> _Data provided_:

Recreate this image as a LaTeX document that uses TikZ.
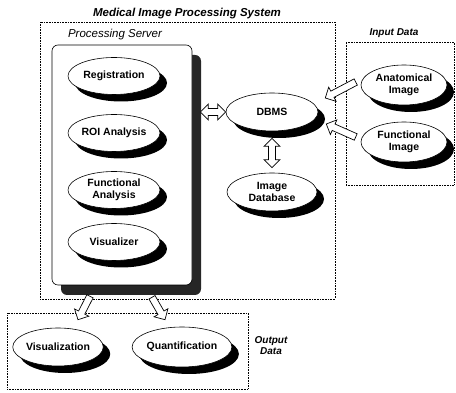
\documentclass[tikz,border=0pt]{standalone}
\usepackage{fontspec}
\setmainfont{Liberation Sans}
\usetikzlibrary{shapes.geometric,shadows,calc}

\tikzset{
  unit/.style={ellipse, draw, fill=white, line width=0.6pt, inner sep=0pt,
    minimum width=92pt, minimum height=37pt, align=center,
    font=\fontsize{10.5}{12.5}\selectfont\bfseries,
    drop shadow={shadow xshift=7pt, shadow yshift=-7pt, fill=black, opacity=1}},
  frame/.style={draw, densely dotted, line width=0.6pt, inner sep=0pt},
  caption/.style={font=\fontsize{10}{11}\selectfont\bfseries\itshape, align=center},
  arrowbody/.style={draw, fill=white, line width=0.7pt, line join=miter},
  % hollow block arrow, one head
  hollow/.style={arrowbody, to path={
    let \p1=(\tikztostart), \p2=(\tikztotarget),
        \n1={atan2(\y2-\y1,\x2-\x1)}, \n2={veclen(\x2-\x1,\y2-\y1)-8} in
    ($(\p1)+(\n1+90:3.5)$) -- ($(\p1)+(\n1:\n2)+(\n1+90:3.5)$)
    -- ($(\p1)+(\n1:\n2)+(\n1+90:8)$) -- (\p2)
    -- ($(\p1)+(\n1:\n2)+(\n1-90:8)$) -- ($(\p1)+(\n1:\n2)+(\n1-90:3.5)$)
    -- ($(\p1)+(\n1-90:3.5)$) -- cycle}},
  % hollow block arrow, two heads
  hollowtwo/.style={arrowbody, to path={
    let \p1=(\tikztostart), \p2=(\tikztotarget),
        \n1={atan2(\y2-\y1,\x2-\x1)}, \n2={veclen(\x2-\x1,\y2-\y1)-8} in
    (\p1) -- ($(\p1)+(\n1:8)+(\n1+90:8)$) -- ($(\p1)+(\n1:8)+(\n1+90:3.5)$)
    -- ($(\p1)+(\n1:\n2)+(\n1+90:3.5)$) -- ($(\p1)+(\n1:\n2)+(\n1+90:8)$) -- (\p2)
    -- ($(\p1)+(\n1:\n2)+(\n1-90:8)$) -- ($(\p1)+(\n1:\n2)+(\n1-90:3.5)$)
    -- ($(\p1)+(\n1:8)+(\n1-90:3.5)$) -- ($(\p1)+(\n1:8)+(\n1-90:8)$) -- cycle}}
}

\begin{document}
\begin{tikzpicture}[x=1pt, y=1pt]
\useasboundingbox (0,0) rectangle (456,393);

% Frames
\node [frame, minimum width=295pt, minimum height=277pt] (system) at (187.5,232.5) {};
\node [frame, minimum width=108pt, minimum height=143pt] (input) at (400,279.5) {};
\node [frame, minimum width=241pt, minimum height=76pt] (output) at (127.5,42) {};

\node [caption, font=\fontsize{11.5}{12}\selectfont\bfseries\itshape] (systitle) at (187,379) {Medical Image Processing System};
\node [caption] (intitle) at (394,360) {Input Data};
\node [caption] (outtitle) at (271,47) {Output\\Data};
\node [font=\fontsize{11.5}{12}\selectfont\itshape] (srvtitle) at (115,358) {Processing Server};

% Processing server
\node [draw, fill=white, line width=0.6pt, rounded corners=6pt,
    minimum width=140pt, minimum height=240pt,
    drop shadow={shadow xshift=9pt, shadow yshift=-10pt, fill=black!85, opacity=1}]
    (srv) at (122,228) {};

\node [unit] (reg) at (114,317) {Registration};
\node [unit] (roi) at (114,260) {ROI Analysis};
\node [unit] (fana) at (114,203) {Functional\\Analysis};
\node [unit] (vis) at (114,151) {Visualizer};

% Database side
\node [unit, minimum height=38pt] (dbms) at (272,281) {DBMS};
\node [unit, minimum width=90pt, minimum height=38pt] (imgdb) at (272,201) {Image\\Database};

% Input data
\node [unit, minimum width=86pt, minimum height=40pt] (anat) at (404,308) {Anatomical\\Image};
\node [unit, minimum width=86pt, minimum height=40pt] (func) at (404,251) {Functional\\Image};

% Output data
\node [unit, minimum width=84pt, minimum height=38pt] (visn) at (58,46) {Visualization};
\node [unit, minimum width=95pt, minimum height=40pt] (quant) at (182,46) {Quantification};

% Arrows
\draw [hollowtwo] ($(srv.east |- dbms.west)+(8,0)$) to (dbms.west);
\draw [hollowtwo] ($(dbms.south)+(0,-7)$) to ($(imgdb.north)+(0,5)$);
\draw [hollow] ($(anat.west)+(-5,3)$) to ($(dbms.east)+(7,14)$);
\draw [hollow] ($(func.west)+(-5,5)$) to ($(dbms.east)+(8,-12)$);
\draw [hollow] ($(srv.south)+(-32,-11)$) to ($(visn.north)+(20,8)$);
\draw [hollow] ($(srv.south)+(30,-12)$) to ($(quant.north)+(-17,7)$);

\end{tikzpicture}
\end{document}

> _Given exercise_: Repeat the listing above up to and including the line with "(0,0) rectangle (456,393);", starting from its first line. Drop any pictures.

> _Solved problem_:
Recreate this image as a LaTeX document that uses TikZ.
\documentclass[tikz,border=0pt]{standalone}
\usepackage{fontspec}
\setmainfont{Liberation Sans}
\usetikzlibrary{shapes.geometric,shadows,calc}

\tikzset{
  unit/.style={ellipse, draw, fill=white, line width=0.6pt, inner sep=0pt,
    minimum width=92pt, minimum height=37pt, align=center,
    font=\fontsize{10.5}{12.5}\selectfont\bfseries,
    drop shadow={shadow xshift=7pt, shadow yshift=-7pt, fill=black, opacity=1}},
  frame/.style={draw, densely dotted, line width=0.6pt, inner sep=0pt},
  caption/.style={font=\fontsize{10}{11}\selectfont\bfseries\itshape, align=center},
  arrowbody/.style={draw, fill=white, line width=0.7pt, line join=miter},
  % hollow block arrow, one head
  hollow/.style={arrowbody, to path={
    let \p1=(\tikztostart), \p2=(\tikztotarget),
        \n1={atan2(\y2-\y1,\x2-\x1)}, \n2={veclen(\x2-\x1,\y2-\y1)-8} in
    ($(\p1)+(\n1+90:3.5)$) -- ($(\p1)+(\n1:\n2)+(\n1+90:3.5)$)
    -- ($(\p1)+(\n1:\n2)+(\n1+90:8)$) -- (\p2)
    -- ($(\p1)+(\n1:\n2)+(\n1-90:8)$) -- ($(\p1)+(\n1:\n2)+(\n1-90:3.5)$)
    -- ($(\p1)+(\n1-90:3.5)$) -- cycle}},
  % hollow block arrow, two heads
  hollowtwo/.style={arrowbody, to path={
    let \p1=(\tikztostart), \p2=(\tikztotarget),
        \n1={atan2(\y2-\y1,\x2-\x1)}, \n2={veclen(\x2-\x1,\y2-\y1)-8} in
    (\p1) -- ($(\p1)+(\n1:8)+(\n1+90:8)$) -- ($(\p1)+(\n1:8)+(\n1+90:3.5)$)
    -- ($(\p1)+(\n1:\n2)+(\n1+90:3.5)$) -- ($(\p1)+(\n1:\n2)+(\n1+90:8)$) -- (\p2)
    -- ($(\p1)+(\n1:\n2)+(\n1-90:8)$) -- ($(\p1)+(\n1:\n2)+(\n1-90:3.5)$)
    -- ($(\p1)+(\n1:8)+(\n1-90:3.5)$) -- ($(\p1)+(\n1:8)+(\n1-90:8)$) -- cycle}}
}

\begin{document}
\begin{tikzpicture}[x=1pt, y=1pt]
\useasboundingbox (0,0) rectangle (456,393);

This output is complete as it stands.